PROBLEM STATEMENT:
Reproduce the listing exactly and skip over any pictures.

(begin)

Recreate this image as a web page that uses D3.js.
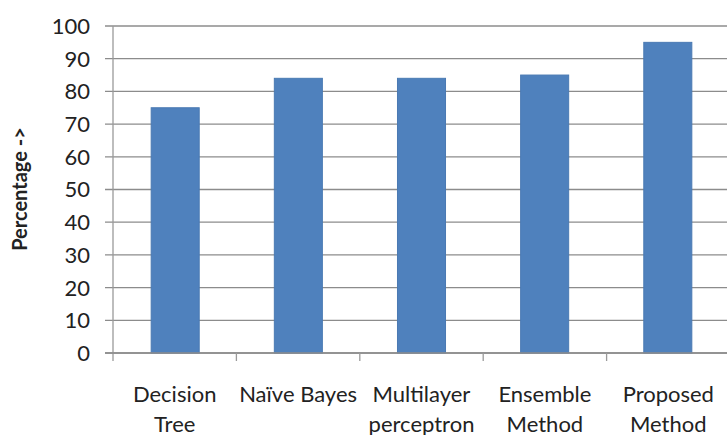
<!DOCTYPE html>
<html>
<head>
<meta charset="utf-8">
<script src="https://cdn.jsdelivr.net/npm/d3@7"></script>
<style>
  html, body { margin: 0; padding: 0; background: #fff; }
  svg { display: block; }
</style>
</head>
<body>
<svg id="chart" width="727" height="435"></svg>
<script>
// Accuracy of each classifier (percent)
const categories = [
  ["Decision", "Tree"],
  ["Naïve Bayes"],
  ["Multilayer", "perceptron"],
  ["Ensemble", "Method"],
  ["Proposed", "Method"]
];
const values = [75, 84, 84, 85, 95];
const yTicks = [0, 10, 20, 30, 40, 50, 60, 70, 80, 90, 100];
const yTitle = "Percentage ->";

const svg = d3.select("#chart");
const font = "Lato, 'Open Sans', sans-serif";

const plotLeft = 113, plotRight = 730, plotTop = 26, plotBottom = 353;

const x = d3.scaleBand()
  .domain(d3.range(categories.length))
  .range([plotLeft, plotRight])
  .paddingInner(0.61)
  .paddingOuter(0.31);

const xOuter = d3.scaleBand()
  .domain(d3.range(categories.length))
  .range([plotLeft, plotRight]);

const y = d3.scaleLinear().domain([0, 100]).range([plotBottom, plotTop]);

// horizontal gridlines
svg.append("g")
  .selectAll("line")
  .data(yTicks)
  .join("line")
  .attr("x1", plotLeft - 8)
  .attr("x2", 727)
  .attr("y1", d => y(d))
  .attr("y2", d => y(d))
  .attr("stroke", "#8c8c8c")
  .attr("stroke-width", 1.3);

// y tick labels
svg.append("g")
  .selectAll("text")
  .data(yTicks)
  .join("text")
  .attr("x", 90)
  .attr("y", d => y(d))
  .attr("dy", "0.36em")
  .attr("text-anchor", "end")
  .attr("font-family", font)
  .attr("font-size", 22)
  .attr("fill", "#222")
  .text(d => d);

// bars
svg.append("g")
  .selectAll("rect")
  .data(values)
  .join("rect")
  .attr("x", (d, i) => x(i))
  .attr("width", x.bandwidth())
  .attr("y", d => y(d))
  .attr("height", d => y(0) - y(d))
  .attr("fill", "#4f81bd")
  .attr("stroke", "#4a7ab3")
  .attr("stroke-width", 1);

// axis lines
svg.append("line")
  .attr("x1", plotLeft).attr("x2", plotLeft)
  .attr("y1", plotTop).attr("y2", plotBottom + 8)
  .attr("stroke", "#9a9a9a").attr("stroke-width", 1.3);

svg.append("line")
  .attr("x1", plotLeft - 8).attr("x2", 727)
  .attr("y1", plotBottom).attr("y2", plotBottom)
  .attr("stroke", "#8c8c8c").attr("stroke-width", 1.3);

// category separators
svg.append("g")
  .selectAll("line")
  .data(d3.range(1, categories.length))
  .join("line")
  .attr("x1", d => xOuter(d))
  .attr("x2", d => xOuter(d))
  .attr("y1", plotBottom)
  .attr("y2", plotBottom + 8)
  .attr("stroke", "#9a9a9a")
  .attr("stroke-width", 1.3);

// category labels
const labels = svg.append("g")
  .selectAll("text")
  .data(categories)
  .join("text")
  .attr("x", (d, i) => xOuter(i) + xOuter.bandwidth() / 2)
  .attr("y", 402)
  .attr("text-anchor", "middle")
  .attr("font-family", font)
  .attr("font-size", 22)
  .attr("fill", "#222");

labels.selectAll("tspan")
  .data(d => d)
  .join("tspan")
  .attr("x", function () { return this.parentNode.getAttribute("x"); })
  .attr("dy", (d, i) => i === 0 ? 0 : 30)
  .text(d => d);

// y axis title
svg.append("text")
  .attr("transform", `translate(27, 189) rotate(-90)`)
  .attr("text-anchor", "middle")
  .attr("font-family", font)
  .attr("font-size", 20)
  .attr("font-weight", "bold")
  .attr("fill", "#222")
  .text(yTitle);
</script>
</body>
</html>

(end)

OUTPUT:
Recreate this image as a web page that uses D3.js.
<!DOCTYPE html>
<html>
<head>
<meta charset="utf-8">
<script src="https://cdn.jsdelivr.net/npm/d3@7"></script>
<style>
  html, body { margin: 0; padding: 0; background: #fff; }
  svg { display: block; }
</style>
</head>
<body>
<svg id="chart" width="727" height="435"></svg>
<script>
// Accuracy of each classifier (percent)
const categories = [
  ["Decision", "Tree"],
  ["Naïve Bayes"],
  ["Multilayer", "perceptron"],
  ["Ensemble", "Method"],
  ["Proposed", "Method"]
];
const values = [75, 84, 84, 85, 95];
const yTicks = [0, 10, 20, 30, 40, 50, 60, 70, 80, 90, 100];
const yTitle = "Percentage ->";

const svg = d3.select("#chart");
const font = "Lato, 'Open Sans', sans-serif";

const plotLeft = 113, plotRight = 730, plotTop = 26, plotBottom = 353;

const x = d3.scaleBand()
  .domain(d3.range(categories.length))
  .range([plotLeft, plotRight])
  .paddingInner(0.61)
  .paddingOuter(0.31);

const xOuter = d3.scaleBand()
  .domain(d3.range(categories.length))
  .range([plotLeft, plotRight]);

const y = d3.scaleLinear().domain([0, 100]).range([plotBottom, plotTop]);

// horizontal gridlines
svg.append("g")
  .selectAll("line")
  .data(yTicks)
  .join("line")
  .attr("x1", plotLeft - 8)
  .attr("x2", 727)
  .attr("y1", d => y(d))
  .attr("y2", d => y(d))
  .attr("stroke", "#8c8c8c")
  .attr("stroke-width", 1.3);

// y tick labels
svg.append("g")
  .selectAll("text")
  .data(yTicks)
  .join("text")
  .attr("x", 90)
  .attr("y", d => y(d))
  .attr("dy", "0.36em")
  .attr("text-anchor", "end")
  .attr("font-family", font)
  .attr("font-size", 22)
  .attr("fill", "#222")
  .text(d => d);

// bars
svg.append("g")
  .selectAll("rect")
  .data(values)
  .join("rect")
  .attr("x", (d, i) => x(i))
  .attr("width", x.bandwidth())
  .attr("y", d => y(d))
  .attr("height", d => y(0) - y(d))
  .attr("fill", "#4f81bd")
  .attr("stroke", "#4a7ab3")
  .attr("stroke-width", 1);

// axis lines
svg.append("line")
  .attr("x1", plotLeft).attr("x2", plotLeft)
  .attr("y1", plotTop).attr("y2", plotBottom + 8)
  .attr("stroke", "#9a9a9a").attr("stroke-width", 1.3);

svg.append("line")
  .attr("x1", plotLeft - 8).attr("x2", 727)
  .attr("y1", plotBottom).attr("y2", plotBottom)
  .attr("stroke", "#8c8c8c").attr("stroke-width", 1.3);

// category separators
svg.append("g")
  .selectAll("line")
  .data(d3.range(1, categories.length))
  .join("line")
  .attr("x1", d => xOuter(d))
  .attr("x2", d => xOuter(d))
  .attr("y1", plotBottom)
  .attr("y2", plotBottom + 8)
  .attr("stroke", "#9a9a9a")
  .attr("stroke-width", 1.3);

// category labels
const labels = svg.append("g")
  .selectAll("text")
  .data(categories)
  .join("text")
  .attr("x", (d, i) => xOuter(i) + xOuter.bandwidth() / 2)
  .attr("y", 402)
  .attr("text-anchor", "middle")
  .attr("font-family", font)
  .attr("font-size", 22)
  .attr("fill", "#222");

labels.selectAll("tspan")
  .data(d => d)
  .join("tspan")
  .attr("x", function () { return this.parentNode.getAttribute("x"); })
  .attr("dy", (d, i) => i === 0 ? 0 : 30)
  .text(d => d);

// y axis title
svg.append("text")
  .attr("transform", `translate(27, 189) rotate(-90)`)
  .attr("text-anchor", "middle")
  .attr("font-family", font)
  .attr("font-size", 20)
  .attr("font-weight", "bold")
  .attr("fill", "#222")
  .text(yTitle);
</script>
</body>
</html>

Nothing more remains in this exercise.